Augusta as a founding member of ALFA is proud to have participated in this event. The conference served to shine a spotlight on and foster debate regarding a number of current issues impacting class actions in Australia. It included an active debate on contingency fees and Group Cost Orders (GCO) with legislation currently being considered by the Victorian Parliament. A common view was that if the new regime was introduced, it is likely to lead to more cases being brought in the Victorian courts to take advantage of the GCO. There was a divergence of views on whether allowing contingency fees would be beneficial and how other jurisdictions would respond. There is also the prospect of differing contingency fee regimes for class actions in Victoria and in the Federal Court if the recommendations of the ALRC are adopted.

Competing claims and how courts are grappling with these was again under the spotlight. All agreed that the current beauty parade process was economically inefficient resulting in wasted costs for claimant and respondents as well as court time. A natural response is for funders and law firms to look at running claims in some form of joint venture rather than launching multiple claims. The courts appear to follow a similar line of reasoning with more recent decisions consolidating claims whereas prior decisions allowed a single claim to be run and stayed competing claims.  This raises the question as to whether arrangements of this type may be anti-competitive. Competition law experts on the panel suggested that care needed to be taken when these arrangements were being considered to ensure that they do not breach competition laws.

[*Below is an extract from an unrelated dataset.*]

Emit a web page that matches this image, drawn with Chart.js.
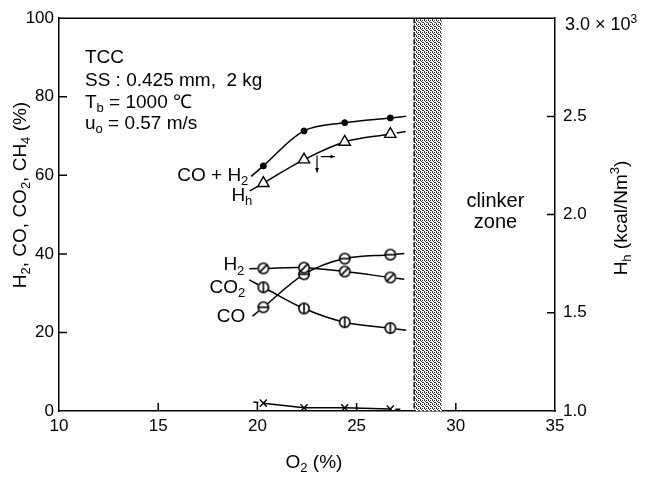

The final session considered the area of Common Fund Orders (CFO) which has been in a state of flux after the High Court’s decision (Brewster v BMW Australia Ltd and Lenthall v Westpac Life Insurance Services Limited) in December 2019. The general view was that while interlocutory CFOs are no longer permitted, seeking a CFO as part of a settlement was within power and the Federal Court has shown a willingness to make orders of this type based on its power under section 33V. One of the ALRC’s recommendations was the Court be given express power to make a common fund order which, if adopted, would serve to bring greater certainty to class action participants.